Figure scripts
——————————

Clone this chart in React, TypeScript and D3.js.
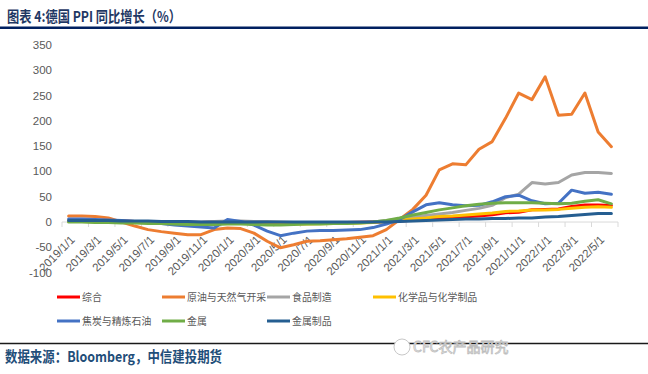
import React from 'react';
import * as d3 from 'd3';

// monthly categories, 2019/1 .. 2022/6
const months = [
  '2019/1/1', '2019/2/1', '2019/3/1', '2019/4/1', '2019/5/1', '2019/6/1',
  '2019/7/1', '2019/8/1', '2019/9/1', '2019/10/1', '2019/11/1', '2019/12/1',
  '2020/1/1', '2020/2/1', '2020/3/1', '2020/4/1', '2020/5/1', '2020/6/1',
  '2020/7/1', '2020/8/1', '2020/9/1', '2020/10/1', '2020/11/1', '2020/12/1',
  '2021/1/1', '2021/2/1', '2021/3/1', '2021/4/1', '2021/5/1', '2021/6/1',
  '2021/7/1', '2021/8/1', '2021/9/1', '2021/10/1', '2021/11/1', '2021/12/1',
  '2022/1/1', '2022/2/1', '2022/3/1', '2022/4/1', '2022/5/1', '2022/6/1',
];

const yTicks = [-100, -50, 0, 50, 100, 150, 200, 250, 300, 350];

const zonghe = [
  2.6, 2.6, 2.4, 2.5, 1.9, 1.2, 1.1, 0.3, -0.1, -0.6, -0.7, -0.2,
  0.2, -0.1, -0.8, -1.9, -2.2, -1.8, -1.7, -1.2, -1.0, -0.7, -0.5, 0.2,
  0.9, 1.9, 3.7, 5.2, 7.2, 8.5, 10.4, 12.0, 14.2, 18.4, 19.2, 24.2,
  25.0, 25.9, 30.9, 33.5, 33.6, 32.7,
];
const crudeOilGas = [
  12, 12, 11, 8, 0, -8, -15, -19, -22, -25, -25, -15,
  -12, -13, -22, -38, -51, -45, -38, -37, -35, -33, -30, -27,
  -15, 5, 25, 53, 103, 115, 113, 144, 159, 205, 255, 242,
  287, 211, 213, 255, 178, 149,
];
const food = [
  2, 2, 2, 1, 1, 1, 0, 0, 0, 0, 0, 1,
  2, 2, 1, 1, 0, -1, -1, -1, -1, -1, -1, 0,
  3, 6, 10, 13, 16, 19, 23, 27, 33, 48, 55, 78,
  75, 78, 93, 98, 98, 96,
];
const chemicals = [
  1, 1, 0.5, 0, -0.5, -1, -1.5, -2, -2, -2.5, -2.5, -2,
  -2, -2.5, -3, -4, -4.5, -4, -4, -3.5, -3, -2.5, -2, -1,
  1, 3, 6, 8, 11, 12, 14, 16, 18, 21, 22, 24,
  24, 25, 27, 29, 30, 29,
];
const coke = [
  6, 6, 5, 4, 3, 1, -1, -3, -6, -8, -10, -12,
  5, 1, -6, -18, -27, -22, -18, -17, -17, -16, -15, -11,
  -4, 5, 20, 34, 38, 34, 32, 33, 40, 50, 53, 42,
  36, 37, 63, 57, 59, 55,
];
const metals = [
  0, 0, -1, -1, -2, -2, -3, -3, -4, -5, -5, -5,
  -4, -4, -5, -6, -6, -5, -4, -4, -3, -3, -2, 0,
  3, 8, 14, 19, 24, 28, 32, 35, 37, 38, 38, 38,
  37, 36, 37, 41, 44, 36,
];
const metalProducts = [
  3, 3, 3, 3, 2, 2, 2, 1, 1, 1, 0, 0,
  0, 0, 0, 0, 0, 0, 0, 0, 0, 0, 0, 0,
  0, 1, 2, 3, 4, 5, 6, 6, 7, 7, 8, 8,
  10, 11, 13, 15, 17, 17,
];

const series = [
  { name: '综合', color: '#FF0000', values: zonghe },
  { name: '原油与天然气开采', color: '#ED7D31', values: crudeOilGas },
  { name: '食品制造', color: '#A5A5A5', values: food },
  { name: '化学品与化学制品', color: '#FFC000', values: chemicals },
  { name: '焦炭与精炼石油', color: '#4472C4', values: coke },
  { name: '金属', color: '#70AD47', values: metals },
  { name: '金属制品', color: '#255E91', values: metalProducts },
];

// legend slots (col x, row y)
const legendPos = [
  [57, 297], [162, 297], [267, 297], [373, 297],
  [57, 321], [162, 321], [267, 321],
];

const W = 648;
const H = 374;
const cjk = '"Noto Sans CJK SC", "Noto Sans", sans-serif';
const latin = '"Liberation Sans", "Noto Sans CJK SC", sans-serif';

export default function App() {
  const x = d3.scaleBand<string>().domain(months).range([62, 618]).paddingInner(0).paddingOuter(0);
  const y = d3.scaleLinear().domain([-100, 350]).range([272.6, 45]);
  const bw = x.bandwidth();
  const cx = (m: string) => (x(m) || 0) + bw / 2;

  const line = d3.line<number>()
    .x((_, i) => cx(months[i]))
    .y(d => y(d));

  const y0 = y(0);
  const tickIdx = d3.range(0, months.length + 1, 2);

  return (
    <div style={{ position: 'absolute', left: 0, top: 0 }}>
      <svg width={W} height={H} style={{ display: 'block', background: '#fff' }}>
        {/* header */}
        <text x={7} y={22} fontFamily={cjk} fontWeight="bold" fontSize={15} fill="#1F3864"
          textLength={174} lengthAdjust="spacingAndGlyphs">
          图表 4:德国 PPI 同比增长（%）
        </text>
        <line x1={0} x2={W} y1={27.8} y2={27.8} stroke="#002060" strokeWidth={2.5} />

        {/* y labels */}
        {yTicks.map(t => (
          <text key={t} x={52} y={y(t)} dy="0.35em" textAnchor="end"
            fontFamily={latin} fontSize={11.5} fill="#595959">{t}</text>
        ))}

        {/* category axis at 0 */}
        <line x1={62} x2={618} y1={y0} y2={y0} stroke="#D9D9D9" strokeWidth={1} />
        {tickIdx.map(k => (
          <line key={k} x1={62 + k * bw} x2={62 + k * bw} y1={y0} y2={y0 + 5}
            stroke="#D9D9D9" strokeWidth={1} />
        ))}
        {months.filter((_, i) => i % 2 === 0).map(m => (
          <text key={m} transform={`translate(${cx(m) + 7},${y0 + 18.5}) rotate(-45)`}
            textAnchor="end" fontFamily={latin} fontSize={11.5} fill="#595959">{m}</text>
        ))}

        {/* series */}
        {series.map(s => (
          <path key={s.name} d={line(s.values) || ''} fill="none" stroke={s.color}
            strokeWidth={3} strokeLinejoin="round" strokeLinecap="round" />
        ))}

        {/* legend */}
        {series.map((s, i) => {
          const [lx, ly] = legendPos[i];
          return (
            <g key={s.name}>
              <line x1={lx} x2={lx + 23} y1={ly} y2={ly} stroke={s.color} strokeWidth={3} />
              <text x={lx + 25} y={ly} dy="0.36em" fontFamily={cjk} fontSize={10.5} fill="#595959"
                textLength={s.name.length * 9.9} lengthAdjust="spacingAndGlyphs">
                {s.name}
              </text>
            </g>
          );
        })}

        {/* footer */}
        <line x1={0} x2={W} y1={343.5} y2={343.5} stroke="#1a1a1a" strokeWidth={1.5} />
        <text x={5} y={362} fontFamily={cjk} fontWeight="bold" fontSize={14.5} fill="#1F4E79"
          textLength={217} lengthAdjust="spacingAndGlyphs">
          数据来源：Bloomberg，中信建投期货
        </text>
        <circle cx={402} cy={347} r={8} fill="#fff" stroke="#c8c8c8" strokeWidth={1} />
        <text x={413} y={352} fontFamily={cjk} fontSize={14} fill="#fff" stroke="#bdbdbd" strokeWidth={0.8}>
          CFC农产品研究
        </text>
      </svg>
    </div>
  );
}
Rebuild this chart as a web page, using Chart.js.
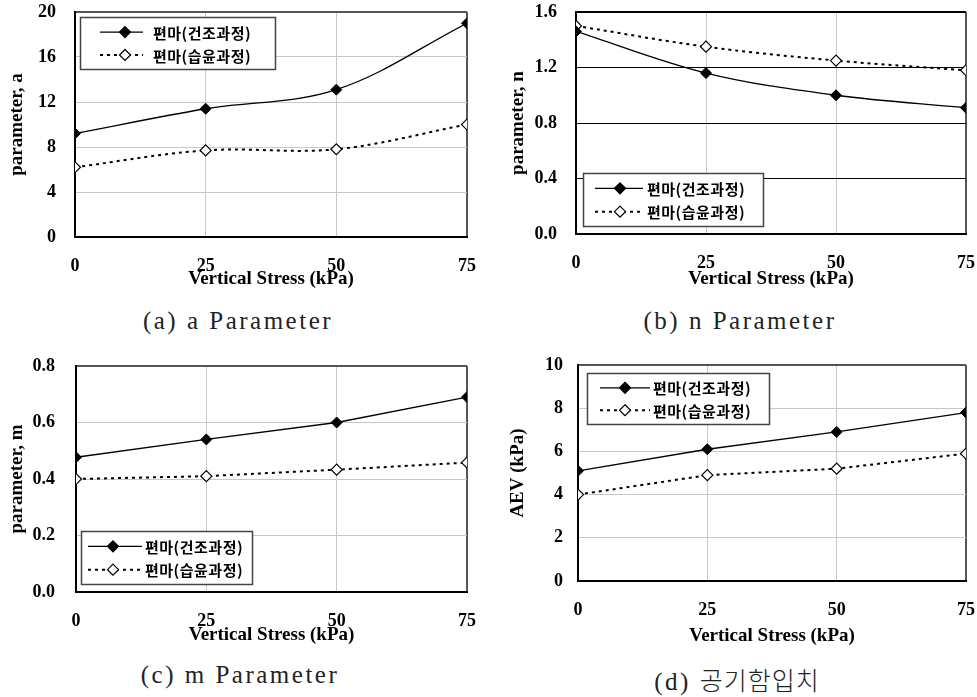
<!DOCTYPE html>
<html>
<head>
<meta charset="utf-8">
<script src="https://cdn.jsdelivr.net/npm/chart.js@4/dist/chart.umd.min.js"></script>
<style>
  html, body { margin: 0; padding: 0; background: #fff; }
  body { width: 977px; height: 697px; position: relative; overflow: hidden; }
  .panel { position: absolute; }
  .caption {
    position: absolute; width: 300px; text-align: center;
    font-family: "Liberation Serif", "Noto Sans CJK KR", serif;
    font-size: 25px; color: #222; letter-spacing: 2.5px; white-space: nowrap;
  }
</style>
</head>
<body>
<div class="panel" style="left:0;top:0;width:490px;height:290px"><canvas id="chartA"></canvas></div>
<div class="panel" style="left:490px;top:0;width:487px;height:290px"><canvas id="chartB"></canvas></div>
<div class="panel" style="left:0;top:340px;width:490px;height:310px"><canvas id="chartC"></canvas></div>
<div class="panel" style="left:490px;top:340px;width:487px;height:310px"><canvas id="chartD"></canvas></div>
<div class="caption" style="left:88px;top:307px">(a) a Parameter</div>
<div class="caption" style="left:590px;top:307px">(b) n Parameter</div>
<div class="caption" style="left:90px;top:661px">(c) m Parameter</div>
<div class="caption" style="left:587px;top:661px">(d) <span style="font-family:'Noto Sans CJK KR';font-weight:300;letter-spacing:1px">공기함입치</span></div>
<script>
  // data
  const stressKPa = [0, 25, 50, 75];
  const legendLabels = ['편마(건조과정)', '편마(습윤과정)'];
  const xTitle = 'Vertical Stress (kPa)';

  const aDry = [9.2, 11.4, 13.1, 19.0];
  const aWet = [6.2, 7.7, 7.8, 10.0];
  const nDry = [1.46, 1.16, 1.0, 0.91];
  const nWet = [1.5, 1.35, 1.25, 1.18];
  const mDry = [0.477, 0.54, 0.60, 0.69];
  const mWet = [0.40, 0.41, 0.433, 0.458];
  const aevDry = [5.1, 6.1, 6.9, 7.8];
  const aevWet = [4.0, 4.9, 5.2, 5.9];

  const yTicksA = [0, 4, 8, 12, 16, 20];
  const yTicksN = [0, 0.4, 0.8, 1.2, 1.6];
  const yTicksM = [0, 0.2, 0.4, 0.6, 0.8];
  const yTicksAev = [0, 2, 4, 6, 8, 10];

  const serifFamily = '"Liberation Serif", "Times New Roman", serif';
  const tickFont = { family: serifFamily, weight: 'bold', size: 18 };
  const titleFont = { family: serifFamily, weight: 'bold', size: 19 };

  function pts(ys) {
    return stressKPa.map(function (x, i) { return { x: x, y: ys[i] }; });
  }

  // legend box drawn inside the plot, Excel style
  const boxLegend = {
    id: 'boxLegend',
    afterDatasetsDraw: function (chart, args, opts) {
      const ctx = chart.ctx;
      const b = opts.box;
      ctx.save();
      ctx.fillStyle = '#fff';
      ctx.fillRect(b.x, b.y, b.w, b.h);
      ctx.strokeStyle = '#444';
      ctx.lineWidth = 1.5;
      ctx.strokeRect(b.x + 0.5, b.y + 0.5, b.w, b.h);
      chart.data.datasets.forEach(function (ds, i) {
        const cy = b.y + b.h * (i === 0 ? 0.29 : 0.73);
        const x0 = b.x + b.l0, x1 = b.x + b.l1, mx = b.x + b.mk;
        ctx.strokeStyle = '#000';
        ctx.lineWidth = ds.borderWidth;
        ctx.setLineDash(ds.borderDash || []);
        ctx.beginPath();
        ctx.moveTo(x0, cy);
        ctx.lineTo(x1, cy);
        ctx.stroke();
        ctx.setLineDash([]);
        const r = 5.5;
        ctx.beginPath();
        ctx.moveTo(mx, cy - r); ctx.lineTo(mx + r, cy); ctx.lineTo(mx, cy + r); ctx.lineTo(mx - r, cy); ctx.closePath();
        ctx.fillStyle = ds.pointBackgroundColor;
        ctx.fill();
        ctx.lineWidth = 1.2;
        ctx.stroke();
        ctx.fillStyle = '#000';
        ctx.font = 'bold 15px "Noto Sans CJK KR", sans-serif';
        ctx.letterSpacing = '0.5px';
        ctx.textBaseline = 'middle';
        ctx.fillText(ds.label, b.x + b.tx, cy + 1);
      });
      ctx.restore();
    }
  };

  function makePanel(id, p) {
    const el = document.getElementById(id);
    const yMax = p.yTicks[p.yTicks.length - 1];
    return new Chart(el.getContext('2d'), {
      type: 'line',
      data: {
        datasets: [{
          label: legendLabels[0],
          data: pts(p.dry),
          borderColor: '#000',
          borderWidth: 1.3,
          tension: p.tension,
          pointStyle: 'rectRot',
          pointRadius: 5.5,
          pointBackgroundColor: '#000',
          pointBorderColor: '#000',
          pointBorderWidth: 1
        }, {
          label: legendLabels[1],
          data: pts(p.wet),
          borderColor: '#000',
          borderWidth: 2,
          borderDash: [3, 4],
          tension: p.tension,
          pointStyle: 'rectRot',
          pointRadius: 5.5,
          pointBackgroundColor: '#fff',
          pointBorderColor: '#000',
          pointBorderWidth: 1.2
        }]
      },
      options: {
        responsive: true,
        maintainAspectRatio: false,
        animation: false,
        layout: { padding: { left: 0, right: p.w - p.right, top: p.top, bottom: 0 } },
        scales: {
          x: {
            type: 'linear',
            min: 0, max: 75,
            afterBuildTicks: function (s) { s.ticks = stressKPa.map(function (v) { return { value: v }; }); },
            afterFit: function (s) { s.height = p.h - p.bottom; },
            grid: {
              drawTicks: true,
              tickLength: 19,
              tickColor: 'rgba(0,0,0,0)',
              color: function (c) { return c.tick && c.tick.value === 75 ? '#555' : '#c8c8c8'; },
              lineWidth: function (c) { return c.tick && c.tick.value === 75 ? 2 : 1; }
            },
            border: { color: '#000', width: 2 },
            ticks: { padding: 0, color: '#000', font: tickFont, maxRotation: 0 },
            title: { display: true, text: xTitle, color: '#000', font: titleFont, padding: { top: 0, bottom: p.xtPad } }
          },
          y: {
            min: p.yTicks[0], max: yMax,
            afterBuildTicks: function (s) { s.ticks = p.yTicks.map(function (v) { return { value: v }; }); },
            afterFit: function (s) { s.width = p.left; },
            grid: {
              drawTicks: true,
              tickLength: p.ytLen,
              tickColor: 'rgba(0,0,0,0)',
              color: function (c) {
                if (c.tick && c.tick.value === yMax) return p.darkH ? '#000' : '#555';
                return p.darkH ? '#000' : '#c8c8c8';
              },
              lineWidth: function (c) { return c.tick && c.tick.value === yMax ? 2 : 1; }
            },
            border: { color: '#000', width: 2 },
            ticks: {
              padding: 0, color: '#000', font: tickFont,
              callback: function (v) { return v.toFixed(p.dec); }
            },
            title: { display: true, text: p.yTitle, color: '#000', font: titleFont, padding: { top: p.ytitlePad, bottom: 0 } }
          }
        },
        plugins: {
          legend: { display: false },
          tooltip: { enabled: false },
          boxLegend: { box: p.legend }
        }
      },
      plugins: [boxLegend]
    });
  }

  makePanel('chartA', {
    dry: aDry, wet: aWet, yTicks: yTicksA, dec: 0, yTitle: 'parameter, a', tension: 0.35, darkH: false,
    w: 490, h: 290, left: 75, right: 467, top: 12, bottom: 237, ytLen: 19, ytitlePad: 6, xtPad: 0,
    legend: { x: 80, y: 17, w: 195, h: 52, l0: 20, l1: 63, mk: 45, tx: 73 }
  });
  makePanel('chartB', {
    dry: nDry, wet: nWet, yTicks: yTicksN, dec: 1, yTitle: 'parameter, n', tension: 0.35, darkH: true,
    w: 487, h: 290, left: 86, right: 476, top: 12, bottom: 234, ytLen: 19, ytitlePad: 17, xtPad: 0,
    legend: { x: 93, y: 173, w: 180, h: 53, l0: 12, l1: 60, mk: 37, tx: 64 }
  });
  makePanel('chartC', {
    dry: mDry, wet: mWet, yTicks: yTicksM, dec: 1, yTitle: 'parameter, m', tension: 0, darkH: false,
    w: 490, h: 310, left: 76, right: 467, top: 26, bottom: 252, ytLen: 21, ytitlePad: 6, xtPad: 4,
    legend: { x: 81, y: 191, w: 171, h: 53, l0: 7, l1: 61, mk: 32, tx: 64 }
  });
  makePanel('chartD', {
    dry: aevDry, wet: aevWet, yTicks: yTicksAev, dec: 0, yTitle: 'AEV (kPa)', tension: 0, darkH: false,
    w: 487, h: 310, left: 88, right: 476, top: 25, bottom: 241, ytLen: 15, ytitlePad: 17, xtPad: 3,
    legend: { x: 97, y: 33, w: 182, h: 51, l0: 13, l1: 63, mk: 38, tx: 66 }
  });
</script>
</body>
</html>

——————————

== Task ==
For the data above, state only how many lines include the word "React".

== Completed exercise ==
2